In this case, common sense dictates that a captain will be embarked upon his vessel while it is engaged in normal boat business, unless reasonable, explanatory evidence is offered that for pressing reasons the captain was required to join his crew and vessel at a later time after the vessel was underway. There is no evidence in this trial of such a circumstance other than bare speculation. Opposed to this speculation is competent evidence that the captain was indeed present with his vessel while the vessel was engaged in fishing activities because he was overheard discussing these fishing activities with the captain of a second vessel in his company. Thus, the contention that Purvis might not have been aboard when the Winnie C was observed in illegal shrimping activities is a mere unfounded theory, and not a reasonable hypothesis negating the jury’s application of the rules of circumstantial evidence to reach findings of guilt. Eason v. State, 217 Ga. 831, 840 (2) (125 SE2d 488). Under the facts presented to the jury, it was authorized to find the evidence, though circumstantial, sufficient to exclude every reasonable hypothesis save that of guilt. These facts therefore were sufficient to convince any rational trier of fact of Purvis’ guilt beyond reasonable doubt. Baldwin v. State, 153 Ga. App. 35, 37 (264 SE2d 528). This enumeration of error is without merit.

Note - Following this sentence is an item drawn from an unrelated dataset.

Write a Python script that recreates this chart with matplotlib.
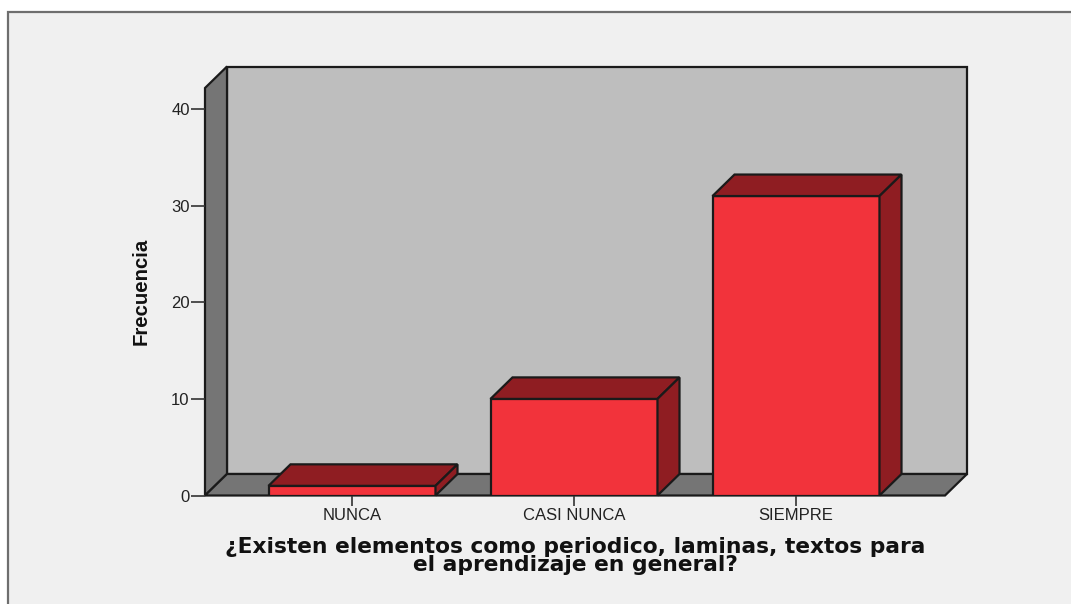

*575Decided June 21, 1984 Rehearing denied July 11, 1984. Robert M. Cunningham, for appellant. Glenn Thomas, Jr., District Attorney, James A. Chamberlin, Jr., Assistant District Attorney, for appellee.

*5752. In his second enumeration of error, Purvis contends that the trial court erred to his material prejudice by declining to charge upon the issue of misidentification. Purvis made several written requests for a charge upon this issue.

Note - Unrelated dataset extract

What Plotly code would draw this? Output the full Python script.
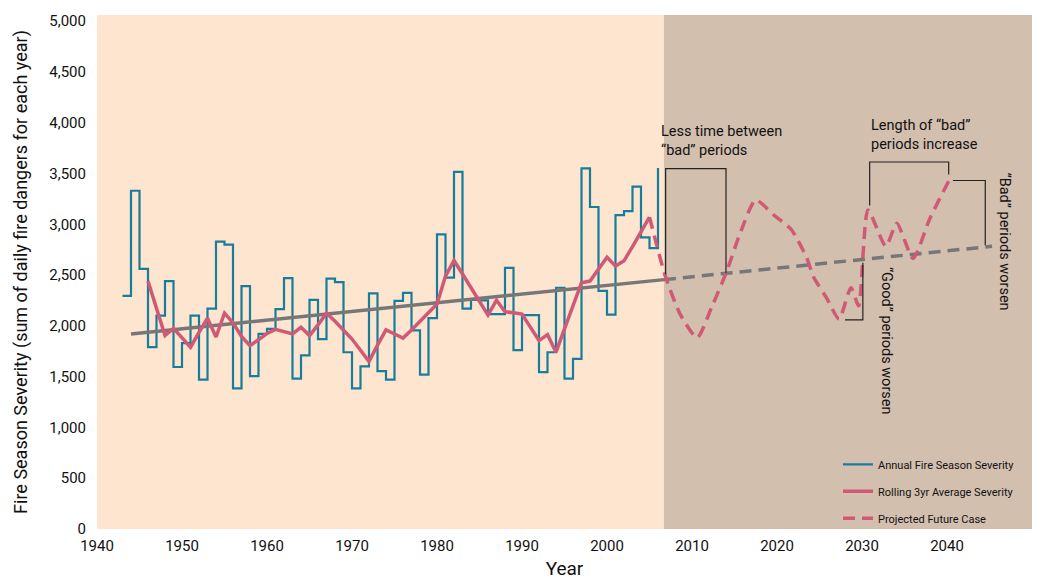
import plotly.graph_objects as go

# ---------------- data ----------------
annual_years = list(range(1943, 2007))
annual_severity = [
    2295, 3330, 2560, 1790, 2100, 2440, 1595, 1830, 2100, 1470,   # 1943-1952
    2170, 2830, 2800, 1385, 2390, 1505, 1920, 1970, 2165, 2470,   # 1953-1962
    1480, 1710, 2255, 1870, 2465, 2430, 1740, 1385, 1600, 2320,   # 1963-1972
    1555, 1470, 2245, 2325, 1955, 1520, 2075, 2900, 2475, 3515,   # 1973-1982
    2170, 2255, 2250, 2115, 2115, 2570, 1760, 2105, 2105, 1545,   # 1983-1992
    1740, 2375, 1480, 1675, 3550, 3170, 2345, 2110, 3090, 3130,   # 1993-2002
    3370, 2870, 2765, 3555,                                       # 2003-2006
]

rolling_years = list(range(1946, 2006))
rolling_avg = [
    2440, 2170, 1905, 1975, 1880, 1790, 1935, 2075, 1890, 2125,   # 1946-1955
    2030, 1895, 1805, 1865, 1925, 1965, 1945, 1921, 1986, 1904,   # 1956-1965
    2010, 2125, 2045, 1960, 1870, 1760, 1650, 1810, 1960, 1920,   # 1966-1975
    1880, 1960, 2045, 2130, 2214, 2490, 2643, 2510, 2375, 2240,   # 1976-1985
    2106, 2253, 2139, 2128, 2116, 1985, 1855, 1914, 1741, 1970,   # 1986-1995
    2200, 2425, 2441, 2560, 2676, 2588, 2640, 2780, 2925, 3070,   # 1996-2005
]

proj_years = [2005, 2006.8, 2008.6, 2010.6, 2012.3, 2014.1, 2015.6, 2017.5,
              2019.6, 2021.7, 2023.5, 2024.3, 2025.8, 2027.3, 2028.7, 2029.6,
              2030.7, 2032.8, 2034.1, 2036.0, 2038.0, 2040.2]
proj_values = [3070, 2507, 2116, 1882, 2181, 2539, 2897, 3239,
               3093, 2946, 2669, 2480, 2280, 2067, 2376, 2197,
               3141, 2783, 3011, 2663, 3060, 3425]

trend_years = [1944, 2006.7]
trend_values = [1920, 2455]
trend_proj_years = [2006.7, 2045.3]
trend_proj_values = [2455, 2783]

projection_start = 2006.7
x_ticks = [1940, 1950, 1960, 1970, 1980, 1990, 2000, 2010, 2020, 2030, 2040, 2050]
y_ticks = [0, 500, 1000, 1500, 2000, 2500, 3000, 3500, 4000, 4500, 5000]

# ---------------- style ----------------
FONT = "Roboto, Lato, sans-serif"
TEAL = "#187D9B"
PINK = "#D05A76"
GRAY = "#777777"
PEACH = "#FDE5D0"
TAN = "#D3BFAE"

fig = go.Figure()

fig.add_trace(go.Scatter(
    x=annual_years, y=annual_severity, mode="lines", line_shape="hv",
    line=dict(color=TEAL, width=2.2), name="Annual Fire Season Severity",
    legendgroup="a"))

fig.add_trace(go.Scatter(
    x=trend_years, y=trend_values, mode="lines",
    line=dict(color=GRAY, width=3.5), showlegend=False, hoverinfo="skip"))
fig.add_trace(go.Scatter(
    x=trend_proj_years, y=trend_proj_values, mode="lines",
    line=dict(color=GRAY, width=3.5, dash="12px,7px"), showlegend=False,
    hoverinfo="skip"))

fig.add_trace(go.Scatter(
    x=rolling_years, y=rolling_avg, mode="lines",
    line=dict(color=PINK, width=3.5), name="Rolling 3yr Average Severity",
    legendgroup="b"))
fig.add_trace(go.Scatter(
    x=proj_years, y=proj_values, mode="lines", line_shape="spline",
    line=dict(color=PINK, width=3.5, dash="12px,7px", smoothing=0.6),
    name="Projected Future Case", legendgroup="c"))

shapes = [
    dict(type="rect", xref="x", yref="paper", x0=1940, x1=projection_start,
         y0=0, y1=1, fillcolor=PEACH, line_width=0, layer="below"),
    dict(type="rect", xref="x", yref="paper", x0=projection_start, x1=2050,
         y0=0, y1=1, fillcolor=TAN, line_width=0, layer="below"),
]

def bracket(pts):
    path = "M " + " L ".join(f"{x},{y}" for x, y in pts)
    return dict(type="path", xref="x", yref="y", path=path,
                line=dict(color="#222222", width=1.2))

shapes += [
    bracket([(2006.9, 2507), (2006.9, 3548), (2014.0, 3548), (2014.0, 2522)]),
    bracket([(2030.9, 3184), (2030.9, 3613), (2040.2, 3613), (2040.2, 3489)]),
    bracket([(2040.7, 3431), (2044.5, 3431), (2044.5, 2793)]),
    bracket([(2028.0, 2058), (2030.1, 2058), (2030.1, 2620)]),
]

ann_font = dict(family=FONT, size=14.5, color="#111111")
annotations = [
    dict(x=2006.1, y=3823, xref="x", yref="y", text="Less time between<br>“bad” periods",
         showarrow=False, xanchor="left", yanchor="middle", align="left", font=ann_font),
    dict(x=2030.8, y=3882, xref="x", yref="y", text="Length of “bad”<br>periods increase",
         showarrow=False, xanchor="left", yanchor="middle", align="left", font=ann_font),
    dict(x=2032.9, y=1855, xref="x", yref="y", text="“Good” periods worsen",
         showarrow=False, textangle=90, font=ann_font),
    dict(x=2046.8, y=2832, xref="x", yref="y", text="“Bad” periods worsen",
         showarrow=False, textangle=90, font=ann_font),
]

fig.update_layout(
    width=1040, height=572,
    margin=dict(l=89, r=16, t=4, b=50),
    paper_bgcolor="white", plot_bgcolor=PEACH,
    font=dict(family=FONT, size=14, color="#111111"),
    shapes=shapes, annotations=annotations,
    showlegend=True,
    legend=dict(x=0.7925, y=0.154, xanchor="left", yanchor="top",
                bgcolor="rgba(0,0,0,0)", font=dict(family=FONT, size=11),
                itemwidth=30, tracegroupgap=8),
    xaxis=dict(range=[1940, 2050], tickvals=x_ticks, showgrid=False,
               zeroline=False, showline=False, ticks="", ticklabelstandoff=6,
               title=dict(text="Year", font=dict(size=19), standoff=8),
               tickfont=dict(size=15)),
    yaxis=dict(range=[0, 5060], tickvals=y_ticks, tickformat=",d", showgrid=False,
               zeroline=False, showline=False, ticks="", ticklabelstandoff=10,
               title=dict(text="Fire Season Severity (sum of daily fire dangers for each year)",
                          font=dict(size=18), standoff=17),
               tickfont=dict(size=15)),
)

fig.write_html("out.html")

At the outset, we note that this defense related more in point to an issue of alibi than upon misidentification. Purvis does not seriously contest that the Winnie C was observed in the inland waterways illegally seining for shrimp; he simply argues that no direct evidence places him on the vessel at the particular time the vessel was observed engaging in that illegal activity. He does not dispute that at the first opportunity presenting itself for officers to board his vessel, he was aboard and in command. Thus, the question is not so much whether some person other than Purvis was incorrectly identified as Purvis but whether Purvis was aboard his vessel throughout its voyage. Any possible issue of misidentification must arise out of the question of whether the voice overheard on the CB radio was that of Purvis or came from some other boat at a different location and, thus, was not the voice of Captain Purvis. Such evidence must be considered as to its weight and not its admissibility, which is a jury function. This question was fully explored in examination and cross-examination. The trial court required the jury to find that the State had proved beyond reasonable doubt all the essential facts and circumstances to show the commission of the acts charged and to connect Purvis himself as the party committing the acts. This was directly connected to and part of the charge on circumstantial evidence.

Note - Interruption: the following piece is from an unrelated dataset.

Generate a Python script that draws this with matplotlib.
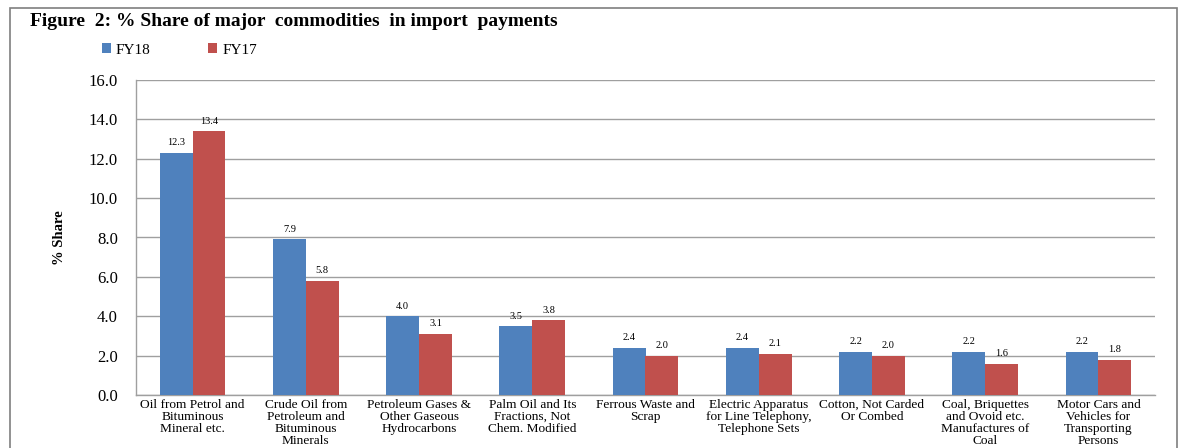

We conclude that the issue of misidentification in the traditional language of seeing and mistakenly identifying a stranger as the accused was not the specific issue raised in this case. Thus, the requested charges were not tailored to the evidence presented, tended to be somewhat argumentative, and the evidence did not raise the issue so clearly that a refusal to give the charges requested would be error. Kessel v. State, 236 Ga. 373, 374 (223 SE2d 811); McRae v. State, 145 Ga. App. 122 (243 SE2d 110). The actual charge given did relate to the issues raised and thus was sufficient. See Burnett v. State, 240 Ga. 681, 687 (7) (242 SE2d 79); Howard v. State, 151 Ga. App. 759, 760 (261 SE2d 483). We find no error in the denial of the requested charges on misidentification.

Judgment affirmed.

Quillian, P. J., and Carley, J., concur.